Isett's bill is a straightforward ban on "photographic traffic signal enforcement systems" enforced by the Texas attorney general. Camera systems have spread across the state at an unprecedented pace after a special legislative provision allowing municipalities to levy civil fines for criminal offenses was snuck into a larger measure in a previous session. Now twenty cities have either installed or are in the process of installing cameras, making the state second only to California in photo ticketing.

Article Excerpt:
Full text of the legislation:

H.B. No. 55


relating to the power of a local authority to enforce compliance with a traffic-control signal on a highway under its jurisdiction by a photographic traffic signal enforcement system.


SECTION 1. The heading to Section 542.203, Transportation Code, is amended to read as follows:

SECTION 2. Section 542.203, Transportation Code, is amended by adding Subsections (d) and (e) to read as follows:

(d) A local authority may not implement or operate a photographic traffic signal enforcement system with respect to a highway under its jurisdiction. The attorney general shall enforce this subsection.
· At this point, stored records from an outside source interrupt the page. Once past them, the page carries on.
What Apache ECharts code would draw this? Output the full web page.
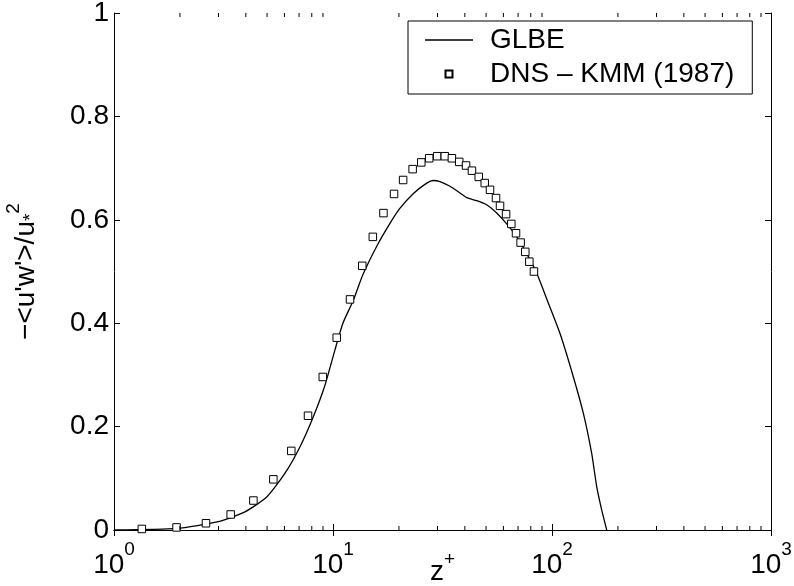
<!DOCTYPE html>
<html>
<head>
<meta charset="utf-8">
<script src="https://cdn.jsdelivr.net/npm/echarts@6/dist/echarts.min.js"></script>
<style>
  html, body { margin: 0; padding: 0; background: #fff; }
  #chart { width: 794px; height: 586px; }
</style>
</head>
<body>
<div id="chart"></div>
<script>
// GLBE curve, [z+, -<u'w'>/u*^2]
const glbeData = [
  [1, 0], [1.93, 0.003], [2.99, 0.016], [3.96, 0.035], [4.98, 0.064],
  [6.04, 0.110], [7.07, 0.161], [8.13, 0.219], [9.19, 0.280], [10.2, 0.348],
  [11.1, 0.400], [12.4, 0.445], [13.7, 0.494], [15.8, 0.548], [18.2, 0.593],
  [20.2, 0.622], [23.3, 0.651], [26.8, 0.671], [28.7, 0.676], [30.8, 0.674],
  [34.2, 0.665], [38.0, 0.652], [40.8, 0.643], [45.3, 0.637], [50.3, 0.629],
  [55.9, 0.613], [62.1, 0.592], [69.0, 0.567], [76.6, 0.535], [85.1, 0.497],
  [94.6, 0.447], [108.8, 0.380], [125, 0.297], [139, 0.226], [151.8, 0.148],
  [160, 0.084], [168.6, 0.039], [177.8, 0]
];

// DNS - KMM (1987) points
const dnsData = [
  [1.34, 0.002], [1.93, 0.005], [2.63, 0.013], [3.41, 0.030], [4.33, 0.057],
  [5.34, 0.098], [6.45, 0.153], [7.69, 0.221], [8.98, 0.296], [10.4, 0.372],
  [11.96, 0.446], [13.6, 0.511], [15.2, 0.567], [17.0, 0.613], [19.0, 0.650],
  [20.9, 0.677], [23.1, 0.698], [25.3, 0.711], [27.5, 0.719], [29.9, 0.723],
  [32.4, 0.723], [34.9, 0.719], [37.7, 0.712], [40.5, 0.705], [43.1, 0.695],
  [46.3, 0.683], [49.3, 0.671], [52.1, 0.658], [55.5, 0.642], [57.9, 0.627],
  [61.7, 0.611], [65.2, 0.592], [68.5, 0.574], [71.9, 0.556], [75.5, 0.538],
  [78.8, 0.519], [82.7, 0.500]
];

// minor tick positions on the log axis
const minorTicks = [];
[1, 10, 100].forEach(d => {
  for (let k = 2; k <= 9; k++) minorTicks.push([k * d, 0]);
});

const FONT = 'Liberation Sans';
const chart = echarts.init(document.getElementById('chart'));

function renderMinor(params, api) {
  const x = api.value(0);
  const b = api.coord([x, 0]);
  const t = api.coord([x, 1]);
  const st = { stroke: '#000', lineWidth: 1 };
  return {
    type: 'group',
    children: [
      { type: 'line', shape: { x1: b[0], y1: b[1], x2: b[0], y2: b[1] - 4 }, style: st },
      { type: 'line', shape: { x1: t[0], y1: t[1], x2: t[0], y2: t[1] + 4 }, style: st }
    ]
  };
}

const logLabel = {
  formatter: v => '{b|10}{e|' + Math.round(Math.log10(v)) + '}',
  margin: 10,
  rich: {
    b: { fontFamily: FONT, fontSize: 28, color: '#000', verticalAlign: 'bottom', lineHeight: 39 },
    e: { fontFamily: FONT, fontSize: 19, color: '#000', verticalAlign: 'top', lineHeight: 19 }
  }
};

chart.setOption({
  animation: false,
  backgroundColor: '#fff',
  grid: { left: 114, right: 23, top: 13, bottom: 56, outerBoundsMode: 'none', containLabel: false },
  legend: {
    left: 408, top: 21,
    orient: 'vertical',
    itemWidth: 48, itemHeight: 7, itemGap: 6,
    padding: [5, 18, 6, 17],
    borderColor: '#000', borderWidth: 1, borderRadius: 0,
    backgroundColor: '#fff',
    textStyle: { fontFamily: FONT, fontSize: 28, color: '#000', padding: [0, 0, 0, 12] },
    data: [
      { name: 'GLBE', icon: 'path://M0,0H48V1.3H0Z' },
      { name: 'DNS – KMM (1987)', icon: 'path://M0,0H10V10H0Z' }
    ]
  },
  xAxis: [
    {
      type: 'log', logBase: 10, min: 1, max: 1000,
      name: '{z|z}{p|+}',
      nameLocation: 'middle', nameGap: 20, nameMoveOverlap: false,
      nameTextStyle: {
        rich: {
          z: { fontFamily: FONT, fontSize: 28, color: '#000', verticalAlign: 'bottom', lineHeight: 36 },
          p: { fontFamily: FONT, fontSize: 19, color: '#000', verticalAlign: 'top', lineHeight: 24 }
        }
      },
      axisLine: { lineStyle: { color: '#000', width: 1 } },
      axisTick: { inside: true, length: 6, lineStyle: { color: '#000' } },
      axisLabel: logLabel,
      splitLine: { show: false }
    },
    {
      type: 'log', logBase: 10, min: 1, max: 1000, position: 'top',
      axisLine: { lineStyle: { color: '#000', width: 1 } },
      axisTick: { inside: true, length: 6, lineStyle: { color: '#000' } },
      axisLabel: { show: false },
      splitLine: { show: false }
    }
  ],
  yAxis: [
    {
      type: 'value', min: 0, max: 1, interval: 0.2,
      name: '{t|−<u\'w\'>/u}{s|*}{p|2}',
      nameLocation: 'middle', nameGap: 74, nameRotate: 90, nameMoveOverlap: false,
      nameTextStyle: {
        rich: {
          t: { fontFamily: FONT, fontSize: 28, color: '#000', verticalAlign: 'bottom', lineHeight: 36 },
          s: { fontFamily: FONT, fontSize: 19, color: '#000', verticalAlign: 'bottom', lineHeight: 32 },
          p: { fontFamily: FONT, fontSize: 19, color: '#000', verticalAlign: 'top' }
        }
      },
      axisLine: { lineStyle: { color: '#000', width: 1 } },
      axisTick: { inside: true, length: 6, lineStyle: { color: '#000' } },
      axisLabel: {
        fontFamily: FONT, fontSize: 28, color: '#000', margin: 5,
        formatter: v => (v === 0 || v === 1) ? String(v) : v.toFixed(1)
      },
      splitLine: { show: false }
    },
    {
      type: 'value', min: 0, max: 1, interval: 0.2, position: 'right',
      axisLine: { show: true, lineStyle: { color: '#000', width: 1 } },
      axisTick: { show: true, inside: true, length: 6, lineStyle: { color: '#000' } },
      axisLabel: { show: false },
      splitLine: { show: false }
    }
  ],
  series: [
    {
      name: 'GLBE',
      type: 'line',
      data: glbeData,
      smooth: 0.2,
      showSymbol: false,
      symbol: 'none',
      lineStyle: { color: '#000', width: 1.3 },
      itemStyle: { color: '#000' },
      z: 3
    },
    {
      name: 'DNS – KMM (1987)',
      type: 'scatter',
      data: dnsData,
      symbol: 'rect',
      symbolSize: 7.5,
      itemStyle: { color: '#fff', borderColor: '#000', borderWidth: 1, opacity: 1 },
      z: 4
    },
    {
      type: 'custom',
      data: minorTicks,
      renderItem: renderMinor,
      silent: true,
      clip: false,
      z: 5
    }
  ]
});
</script>
</body>
</html>
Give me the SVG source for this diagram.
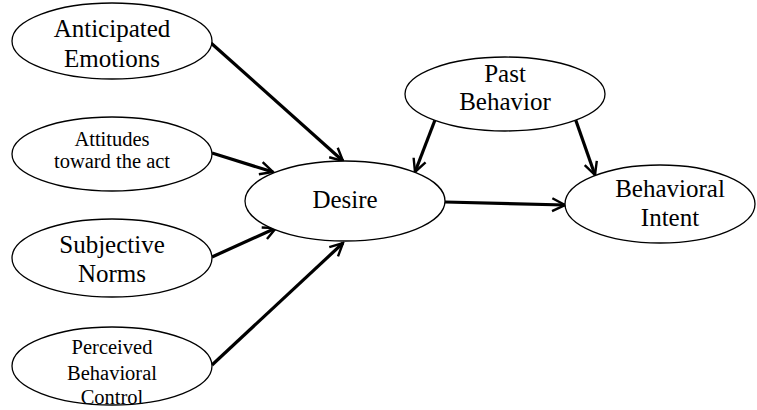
<svg xmlns="http://www.w3.org/2000/svg" width="757" height="410" viewBox="0 0 757 410">
<defs>
<style>
.n ellipse{fill:#fff;stroke:#000;stroke-width:1.3}
.n text{font-family:'Liberation Serif','Times New Roman',serif;font-size:25px;text-anchor:middle;fill:#000}
.n text.s{font-size:20.5px}
.c line{stroke:#000;stroke-width:3.2;marker-end:url(#ah)}
</style>
<marker id="ah" viewBox="0 0 10 10" refX="9" refY="5" markerWidth="5" markerHeight="5" orient="auto" markerUnits="strokeWidth">
<polyline points="1,1 9,5 1,9" fill="none" stroke="#000" stroke-width="1.5" stroke-linejoin="miter"/>
</marker>
</defs>
<rect width="757" height="410" fill="#fff"/>
<g class="c" id="connectors">
<line x1="211" y1="43" x2="343" y2="161"/>
<line x1="212" y1="153" x2="273" y2="172"/>
<line x1="212" y1="257" x2="276" y2="228"/>
<line x1="212" y1="365" x2="343" y2="243"/>
<line x1="435" y1="120" x2="415" y2="172"/>
<line x1="575" y1="118" x2="595" y2="175"/>
<line x1="445" y1="202" x2="565" y2="205"/>
</g>
<g class="n" id="anticipated">
<ellipse cx="112" cy="41" rx="100" ry="38"/>
<text x="112" y="37">Anticipated</text>
<text x="112" y="67">Emotions</text>
</g>
<g class="n" id="attitudes">
<ellipse cx="112" cy="154" rx="100" ry="37"/>
<text class="s" x="112" y="146">Attitudes</text>
<text class="s" x="112" y="168">toward the act</text>
</g>
<g class="n" id="subjective">
<ellipse cx="112" cy="258" rx="100" ry="39"/>
<text x="112" y="253">Subjective</text>
<text x="112" y="282">Norms</text>
</g>
<g class="n" id="perceived">
<ellipse cx="112" cy="366" rx="100" ry="39"/>
<text class="s" x="112" y="354">Perceived</text>
<text class="s" x="112" y="380">Behavioral</text>
<text class="s" x="112" y="404">Control</text>
</g>
<g class="n" id="desire">
<ellipse cx="345" cy="201" rx="100" ry="40"/>
<text x="345" y="208">Desire</text>
</g>
<g class="n" id="past">
<ellipse cx="505" cy="94" rx="100" ry="37"/>
<text x="505" y="82">Past</text>
<text x="505" y="110">Behavior</text>
</g>
<g class="n" id="intent">
<ellipse cx="660" cy="204" rx="95" ry="39"/>
<text x="670" y="197">Behavioral</text>
<text x="670" y="226">Intent</text>
</g>
</svg>
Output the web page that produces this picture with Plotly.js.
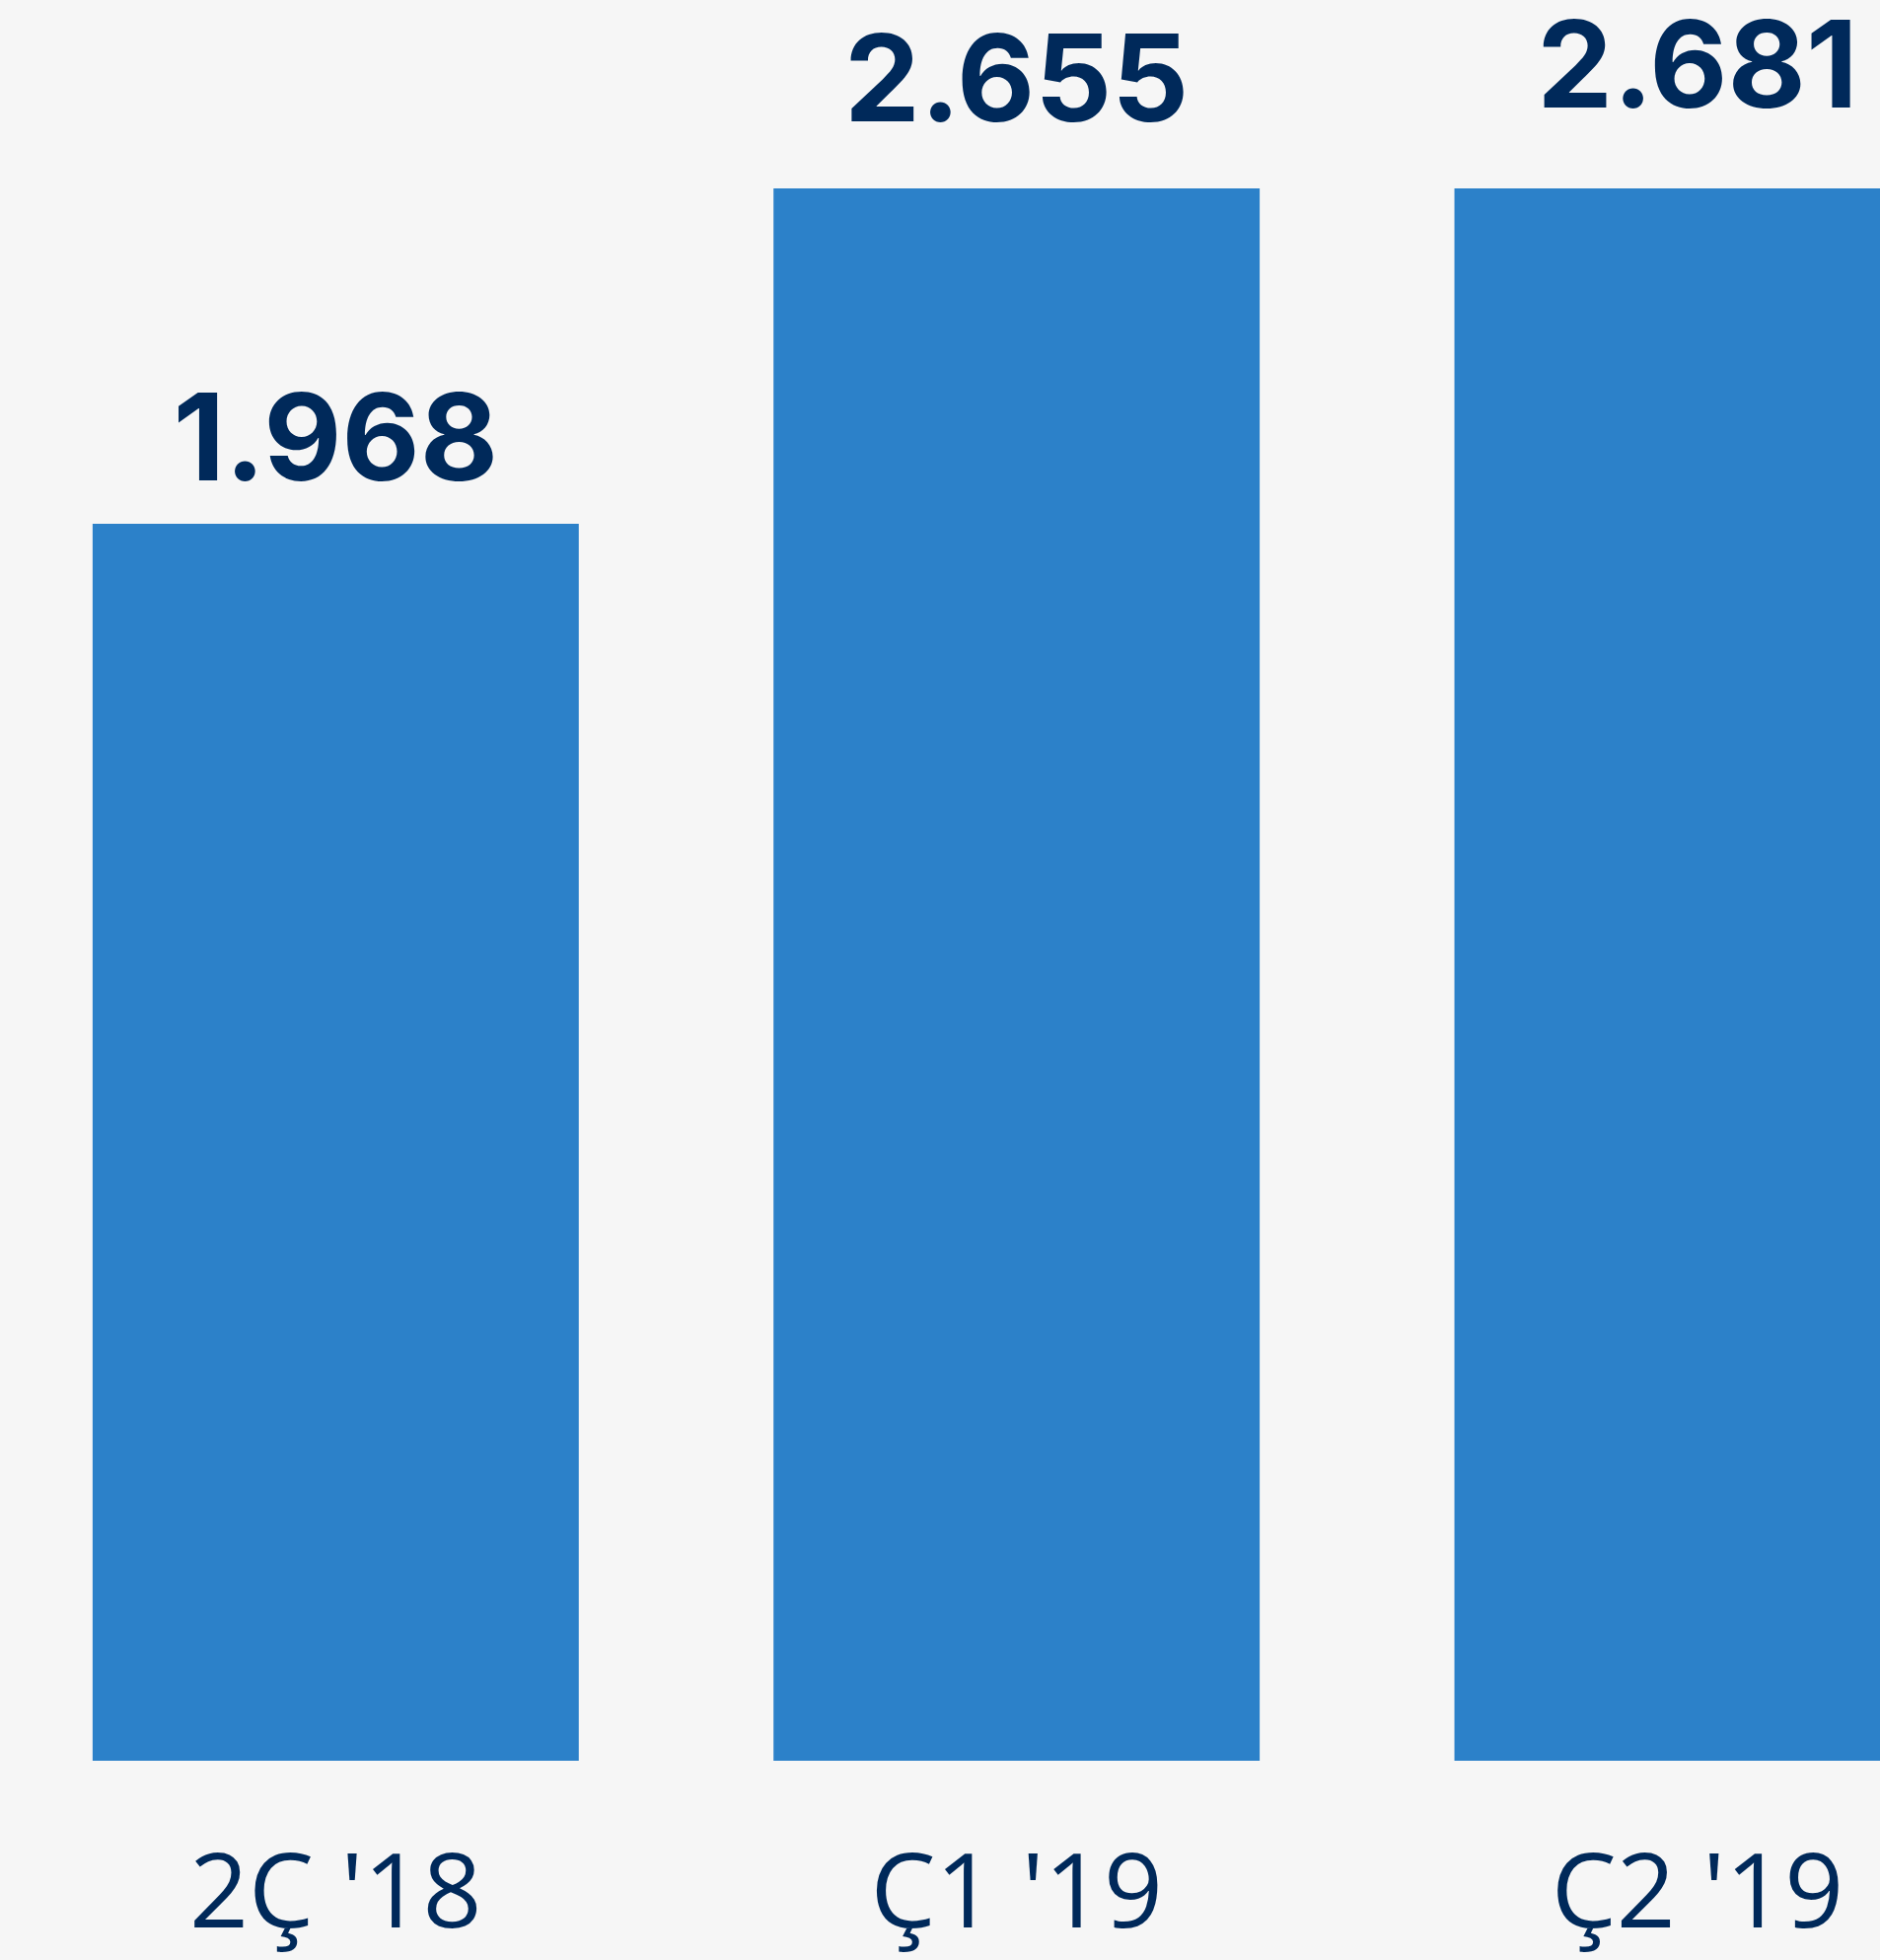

(e) In this section, "photographic traffic signal enforcement system" means a system that:

(1) consists of a camera system and vehicle sensor installed to exclusively work in conjunction with an electrically operated traffic-control signal;
(2) is capable of producing one or more recorded photographic or digital images that depict the license plate attached to the front or the rear of a motor vehicle that is not operated in compliance with the instructions of the traffic-control signal; and
(3) is designed to enforce compliance with the instructions of the traffic-control signal by imposition of a civil or administrative penalty against the owner of the motor vehicle.

SECTION 3. Section 542.202(b)(3), Transportation Code, is repealed.

SECTION 4. This Act takes effect immediately if it receives a vote of two-thirds of all the members elected to each house, as provided by Section 39, Article III, Texas Constitution. If this Act does not receive the vote necessary for immediate effect, this Act takes effect September 1, 2007.